Partager le risque
Pour accélérer le déploiement du biocontrôle, les acteurs du secteur, dont la distribution agricole, creusent la question de la répartition du risque.
Vous devez vous inscrire pour consulter librement tous les articles.
En 2023, les produits de biocontrôle représentaient seulement 9 % du marché phytosanitaire français. Un chiffre qui n’entame pas la détermination d’Alliance Biocontrôle d’atteindre les 30 % d’ici à 2030. Même si « la marche est haute », a reconnu Céline Barthet, la présidente de l’association, lors du Sival 2025, « faire ce constat est aussi un moyen de montrer aux autorités la situation. Il faut sortir de l’incantatoire et passer un peu plus à l’action. » Et le partage du risque entre tous les acteurs de la chaîne de valeur est l’un des leviers à actionner.
Car, à l’heure actuelle, « c’est l’agriculteur qui endosse le risque lié à la transformation de son système », constate Quentin Mathieu, responsable entreprise et consommation chez Agridées. « L’activité agricole est de plus en plus risquée en raison des aléas qui se renforcent ces dernières années et, face au risque, les agriculteurs ont tendance à aller vers la solution la plus sécurisante. C’est pourquoi, aujourd’hui, on voit des coopératives et des négoces qui se structurent de manière à pouvoir assumer une partie de ce risque et accompagner les agriculteurs dans cette transition. »
Une garantie de résultat
Océalia s’est notamment lancée dans une nouvelle démarche, celle de l’économie de la fonctionnalité. En clair, l’adhérent n’achète plus des produits phytosanitaires, mais des hectares sains. « On y croit ! », affirme Matthieu Denier, directeur agrofournitures chez Océalia. Après une phase de test en 2024, la coopérative propose, dès cette année, deux offres axées sur la protection fongicide des céréales : PreDiMa de Bayer et Xarvio Healthy Fields de BASF. Ce sont pas moins de 10 000 ha de blé qui seront protégés via ces deux offres en 2025. « Cela représente 10 % des hectares que nous contrôlons en blé, dès la première année. Ces modèles sont amenés à se développer rapidement, car les adhérents sont à l’écoute de ces solutions et les conseillers sont motivés », ajoute-t-il. De plus, ce nouveau modèle permet à l’agriculteur de mieux maîtriser ses charges puisqu’il achète un hectare sain à un prix fixe, indépendamment de la pression et du nombre de traitements requis. « C’est assez séduisant », convient-il.

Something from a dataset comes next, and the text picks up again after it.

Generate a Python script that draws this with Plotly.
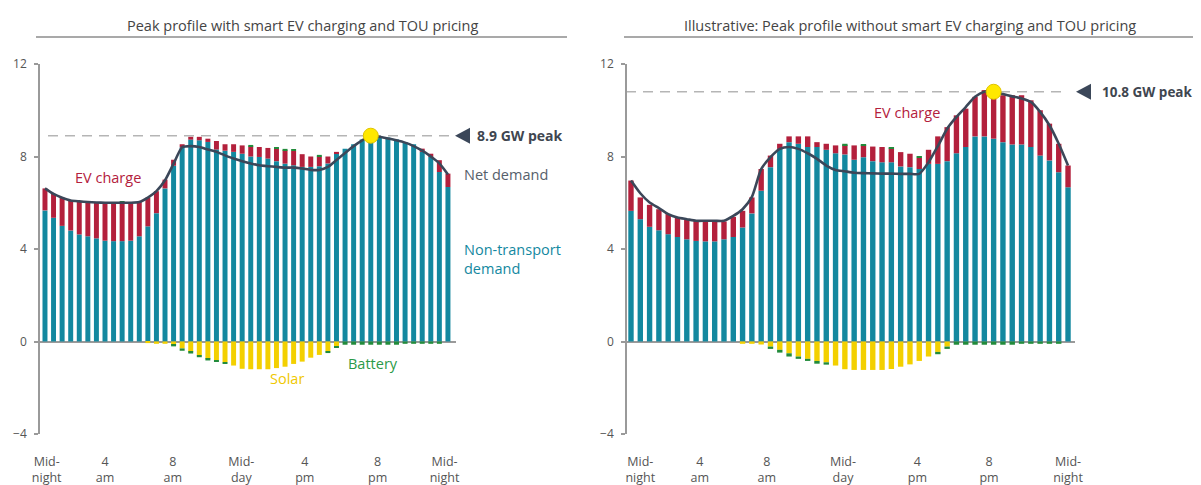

De son côté, les Ets Charpentier n’ont pas encore franchi le pas, mais ils s’y préparent. « Proposer des offres avec un engagement de résultats, c’est un nouveau métier, et c’est un modèle vers lequel on va aller de plus en plus », projette Nicolas Charpentier, directeur du négoce éponyme.
Vers de nouveaux dispositifs assurantiels
Quant à l’État, il multiplie les initiatives pour embarquer l’ensemble des acteurs dans cette transition. Après le Parsada et le Grand Défi biocontrôle et biostimulation, le dispositif Praam (Prise de risque amont aval et massification de pratiques visant à réduire l’usage des produits phytopharmaceutiques sur les exploitations agricoles) a fait son apparition. Doté d’une enveloppe de 90 M€, cet appel à projets sera lancé au premier semestre 2025 pour faire émerger des modèles d’accompagnement à la prise de risque. Le dispositif s’adresse aux opérateurs économiques impliqués dans la valorisation des produits agricoles et en lien direct avec l’amont, tels que les coopératives et négoces, les industries agroalimentaires, les assureurs, etc. « Nos adhérents ne peuvent pas être porteurs de projet mais pourront y être associés », précise Céline Barthet.

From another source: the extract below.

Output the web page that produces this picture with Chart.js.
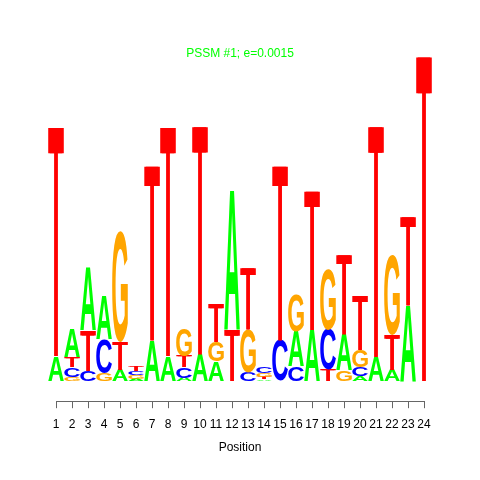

Alliance Biocontrôle a également évoqué d’autres pistes à explorer, comme la mise en place d’incitations financières, ou encore la recherche d’une meilleure valorisation des productions agricoles issues d’itinéraires techniques utilisant ces produits. « Il faut également que les acteurs de l’aval et la grande distribution prennent leur part de risque, mettent en avant ces produits et participent, par le biais de la contractualisation, à sécuriser le revenu des agriculteurs », appuie Quentin Mathieu.